-- Start --

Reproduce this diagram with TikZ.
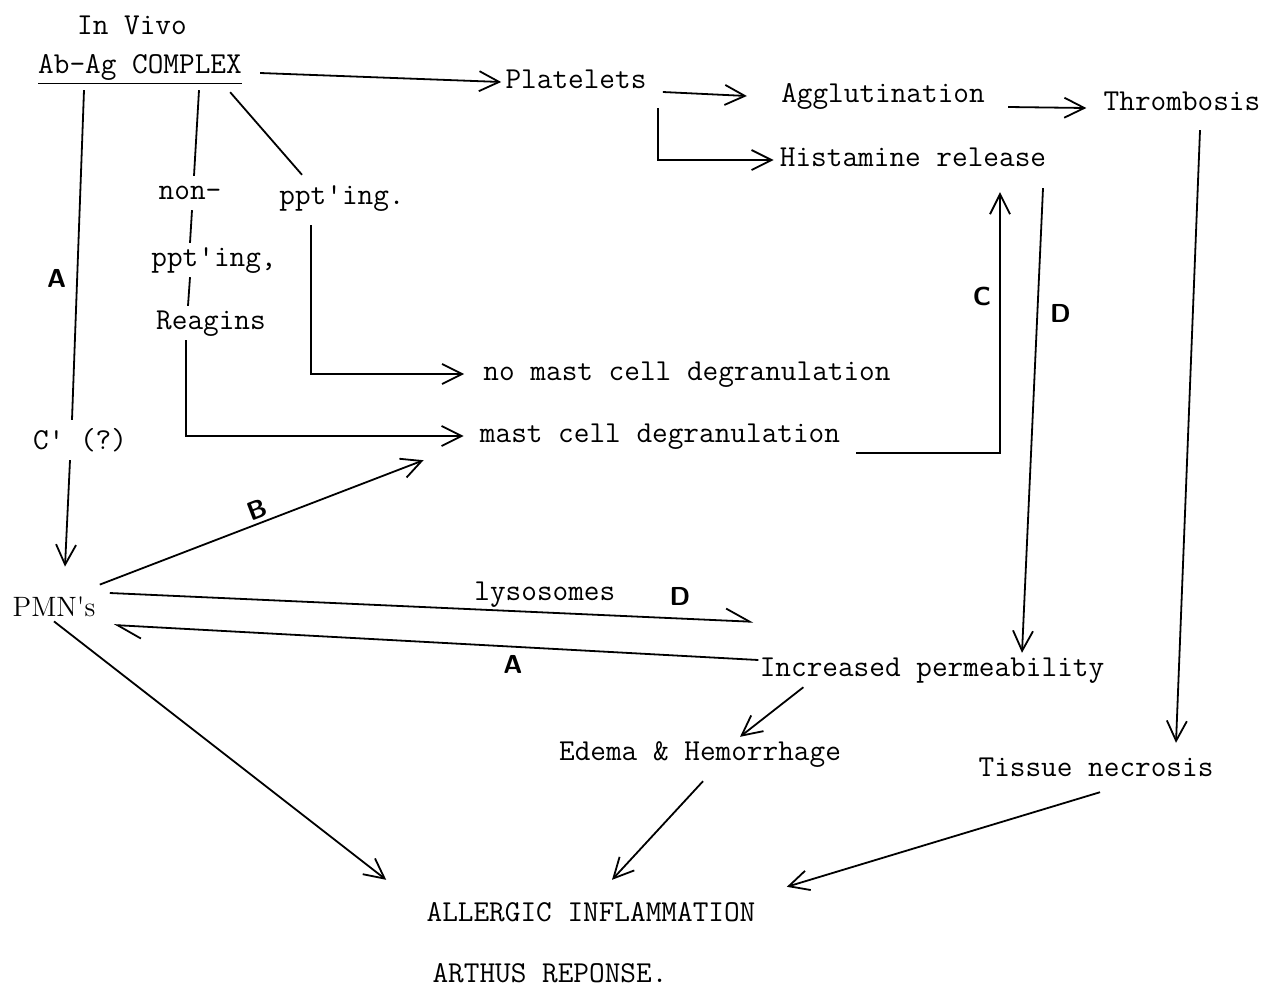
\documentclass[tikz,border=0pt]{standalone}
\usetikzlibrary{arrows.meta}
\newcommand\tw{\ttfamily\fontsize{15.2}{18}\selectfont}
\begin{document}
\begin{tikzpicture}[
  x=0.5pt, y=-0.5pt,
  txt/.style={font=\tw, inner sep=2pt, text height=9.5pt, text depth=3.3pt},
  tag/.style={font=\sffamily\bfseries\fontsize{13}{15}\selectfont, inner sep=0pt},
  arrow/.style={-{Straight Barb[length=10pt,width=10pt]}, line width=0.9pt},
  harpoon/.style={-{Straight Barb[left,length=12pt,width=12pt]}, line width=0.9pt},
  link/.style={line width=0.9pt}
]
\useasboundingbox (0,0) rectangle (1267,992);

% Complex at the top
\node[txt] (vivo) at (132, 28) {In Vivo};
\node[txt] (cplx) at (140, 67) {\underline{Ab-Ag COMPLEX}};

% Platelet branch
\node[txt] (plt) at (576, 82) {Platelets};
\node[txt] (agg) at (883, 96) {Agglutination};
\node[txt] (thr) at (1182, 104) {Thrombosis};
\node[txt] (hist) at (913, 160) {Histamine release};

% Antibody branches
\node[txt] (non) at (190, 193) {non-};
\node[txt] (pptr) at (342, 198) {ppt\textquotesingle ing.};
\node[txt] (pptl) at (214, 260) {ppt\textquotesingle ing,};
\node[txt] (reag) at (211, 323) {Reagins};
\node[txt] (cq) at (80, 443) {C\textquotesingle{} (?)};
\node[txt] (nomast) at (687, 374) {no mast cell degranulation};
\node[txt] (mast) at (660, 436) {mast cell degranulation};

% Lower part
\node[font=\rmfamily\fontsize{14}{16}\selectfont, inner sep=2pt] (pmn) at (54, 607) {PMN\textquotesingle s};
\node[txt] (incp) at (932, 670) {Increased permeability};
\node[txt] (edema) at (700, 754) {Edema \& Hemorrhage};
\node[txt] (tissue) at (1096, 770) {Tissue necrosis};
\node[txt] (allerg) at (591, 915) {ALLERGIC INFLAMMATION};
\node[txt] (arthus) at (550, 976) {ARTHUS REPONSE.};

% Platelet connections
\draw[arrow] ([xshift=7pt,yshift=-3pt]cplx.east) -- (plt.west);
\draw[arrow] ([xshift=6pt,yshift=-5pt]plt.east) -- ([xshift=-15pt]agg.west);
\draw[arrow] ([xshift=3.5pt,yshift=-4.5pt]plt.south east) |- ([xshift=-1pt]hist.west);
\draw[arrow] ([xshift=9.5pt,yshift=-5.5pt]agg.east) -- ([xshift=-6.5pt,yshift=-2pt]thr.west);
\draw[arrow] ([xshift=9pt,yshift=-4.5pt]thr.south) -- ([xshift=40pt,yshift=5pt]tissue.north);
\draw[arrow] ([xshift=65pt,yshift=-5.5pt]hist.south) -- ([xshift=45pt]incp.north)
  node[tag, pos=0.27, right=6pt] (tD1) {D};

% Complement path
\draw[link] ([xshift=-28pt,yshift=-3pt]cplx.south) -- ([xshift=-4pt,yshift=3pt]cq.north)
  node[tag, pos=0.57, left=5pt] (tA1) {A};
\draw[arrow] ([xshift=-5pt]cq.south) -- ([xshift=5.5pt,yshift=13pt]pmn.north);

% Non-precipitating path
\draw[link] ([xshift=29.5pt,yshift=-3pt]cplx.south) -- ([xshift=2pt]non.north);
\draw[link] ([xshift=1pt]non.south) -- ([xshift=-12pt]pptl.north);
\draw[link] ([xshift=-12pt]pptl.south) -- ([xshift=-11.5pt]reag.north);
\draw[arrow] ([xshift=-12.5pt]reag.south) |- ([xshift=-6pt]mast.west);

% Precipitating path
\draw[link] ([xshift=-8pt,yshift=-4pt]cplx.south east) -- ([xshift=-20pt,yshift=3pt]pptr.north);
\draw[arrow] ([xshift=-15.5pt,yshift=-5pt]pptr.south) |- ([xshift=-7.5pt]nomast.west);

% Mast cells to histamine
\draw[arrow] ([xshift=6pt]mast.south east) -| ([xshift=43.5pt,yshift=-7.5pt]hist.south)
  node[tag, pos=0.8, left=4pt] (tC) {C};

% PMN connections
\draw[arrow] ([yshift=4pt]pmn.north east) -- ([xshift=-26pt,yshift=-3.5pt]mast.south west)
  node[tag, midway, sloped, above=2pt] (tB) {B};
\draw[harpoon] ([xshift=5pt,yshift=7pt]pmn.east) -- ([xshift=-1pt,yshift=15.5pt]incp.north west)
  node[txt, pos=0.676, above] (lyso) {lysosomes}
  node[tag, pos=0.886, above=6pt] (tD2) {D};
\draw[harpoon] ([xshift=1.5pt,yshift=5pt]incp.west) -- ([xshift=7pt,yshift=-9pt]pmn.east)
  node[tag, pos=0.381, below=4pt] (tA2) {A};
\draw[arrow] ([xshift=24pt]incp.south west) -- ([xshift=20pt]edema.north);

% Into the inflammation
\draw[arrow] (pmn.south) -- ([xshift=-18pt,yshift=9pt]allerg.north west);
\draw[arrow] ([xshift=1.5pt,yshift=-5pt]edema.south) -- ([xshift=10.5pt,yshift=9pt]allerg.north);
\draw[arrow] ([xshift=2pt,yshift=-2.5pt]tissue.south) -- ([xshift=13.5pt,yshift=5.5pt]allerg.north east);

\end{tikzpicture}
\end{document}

-- End --

Exercise
Images in the data above are to be skipped. Retype all other material exactly.

Exercise response
Reproduce this diagram with TikZ.
\documentclass[tikz,border=0pt]{standalone}
\usetikzlibrary{arrows.meta}
\newcommand\tw{\ttfamily\fontsize{15.2}{18}\selectfont}
\begin{document}
\begin{tikzpicture}[
  x=0.5pt, y=-0.5pt,
  txt/.style={font=\tw, inner sep=2pt, text height=9.5pt, text depth=3.3pt},
  tag/.style={font=\sffamily\bfseries\fontsize{13}{15}\selectfont, inner sep=0pt},
  arrow/.style={-{Straight Barb[length=10pt,width=10pt]}, line width=0.9pt},
  harpoon/.style={-{Straight Barb[left,length=12pt,width=12pt]}, line width=0.9pt},
  link/.style={line width=0.9pt}
]
\useasboundingbox (0,0) rectangle (1267,992);

% Complex at the top
\node[txt] (vivo) at (132, 28) {In Vivo};
\node[txt] (cplx) at (140, 67) {\underline{Ab-Ag COMPLEX}};

% Platelet branch
\node[txt] (plt) at (576, 82) {Platelets};
\node[txt] (agg) at (883, 96) {Agglutination};
\node[txt] (thr) at (1182, 104) {Thrombosis};
\node[txt] (hist) at (913, 160) {Histamine release};

% Antibody branches
\node[txt] (non) at (190, 193) {non-};
\node[txt] (pptr) at (342, 198) {ppt\textquotesingle ing.};
\node[txt] (pptl) at (214, 260) {ppt\textquotesingle ing,};
\node[txt] (reag) at (211, 323) {Reagins};
\node[txt] (cq) at (80, 443) {C\textquotesingle{} (?)};
\node[txt] (nomast) at (687, 374) {no mast cell degranulation};
\node[txt] (mast) at (660, 436) {mast cell degranulation};

% Lower part
\node[font=\rmfamily\fontsize{14}{16}\selectfont, inner sep=2pt] (pmn) at (54, 607) {PMN\textquotesingle s};
\node[txt] (incp) at (932, 670) {Increased permeability};
\node[txt] (edema) at (700, 754) {Edema \& Hemorrhage};
\node[txt] (tissue) at (1096, 770) {Tissue necrosis};
\node[txt] (allerg) at (591, 915) {ALLERGIC INFLAMMATION};
\node[txt] (arthus) at (550, 976) {ARTHUS REPONSE.};

% Platelet connections
\draw[arrow] ([xshift=7pt,yshift=-3pt]cplx.east) -- (plt.west);
\draw[arrow] ([xshift=6pt,yshift=-5pt]plt.east) -- ([xshift=-15pt]agg.west);
\draw[arrow] ([xshift=3.5pt,yshift=-4.5pt]plt.south east) |- ([xshift=-1pt]hist.west);
\draw[arrow] ([xshift=9.5pt,yshift=-5.5pt]agg.east) -- ([xshift=-6.5pt,yshift=-2pt]thr.west);
\draw[arrow] ([xshift=9pt,yshift=-4.5pt]thr.south) -- ([xshift=40pt,yshift=5pt]tissue.north);
\draw[arrow] ([xshift=65pt,yshift=-5.5pt]hist.south) -- ([xshift=45pt]incp.north)
  node[tag, pos=0.27, right=6pt] (tD1) {D};

% Complement path
\draw[link] ([xshift=-28pt,yshift=-3pt]cplx.south) -- ([xshift=-4pt,yshift=3pt]cq.north)
  node[tag, pos=0.57, left=5pt] (tA1) {A};
\draw[arrow] ([xshift=-5pt]cq.south) -- ([xshift=5.5pt,yshift=13pt]pmn.north);

% Non-precipitating path
\draw[link] ([xshift=29.5pt,yshift=-3pt]cplx.south) -- ([xshift=2pt]non.north);
\draw[link] ([xshift=1pt]non.south) -- ([xshift=-12pt]pptl.north);
\draw[link] ([xshift=-12pt]pptl.south) -- ([xshift=-11.5pt]reag.north);
\draw[arrow] ([xshift=-12.5pt]reag.south) |- ([xshift=-6pt]mast.west);

% Precipitating path
\draw[link] ([xshift=-8pt,yshift=-4pt]cplx.south east) -- ([xshift=-20pt,yshift=3pt]pptr.north);
\draw[arrow] ([xshift=-15.5pt,yshift=-5pt]pptr.south) |- ([xshift=-7.5pt]nomast.west);

% Mast cells to histamine
\draw[arrow] ([xshift=6pt]mast.south east) -| ([xshift=43.5pt,yshift=-7.5pt]hist.south)
  node[tag, pos=0.8, left=4pt] (tC) {C};

% PMN connections
\draw[arrow] ([yshift=4pt]pmn.north east) -- ([xshift=-26pt,yshift=-3.5pt]mast.south west)
  node[tag, midway, sloped, above=2pt] (tB) {B};
\draw[harpoon] ([xshift=5pt,yshift=7pt]pmn.east) -- ([xshift=-1pt,yshift=15.5pt]incp.north west)
  node[txt, pos=0.676, above] (lyso) {lysosomes}
  node[tag, pos=0.886, above=6pt] (tD2) {D};
\draw[harpoon] ([xshift=1.5pt,yshift=5pt]incp.west) -- ([xshift=7pt,yshift=-9pt]pmn.east)
  node[tag, pos=0.381, below=4pt] (tA2) {A};
\draw[arrow] ([xshift=24pt]incp.south west) -- ([xshift=20pt]edema.north);

% Into the inflammation
\draw[arrow] (pmn.south) -- ([xshift=-18pt,yshift=9pt]allerg.north west);
\draw[arrow] ([xshift=1.5pt,yshift=-5pt]edema.south) -- ([xshift=10.5pt,yshift=9pt]allerg.north);
\draw[arrow] ([xshift=2pt,yshift=-2.5pt]tissue.south) -- ([xshift=13.5pt,yshift=5.5pt]allerg.north east);

\end{tikzpicture}
\end{document}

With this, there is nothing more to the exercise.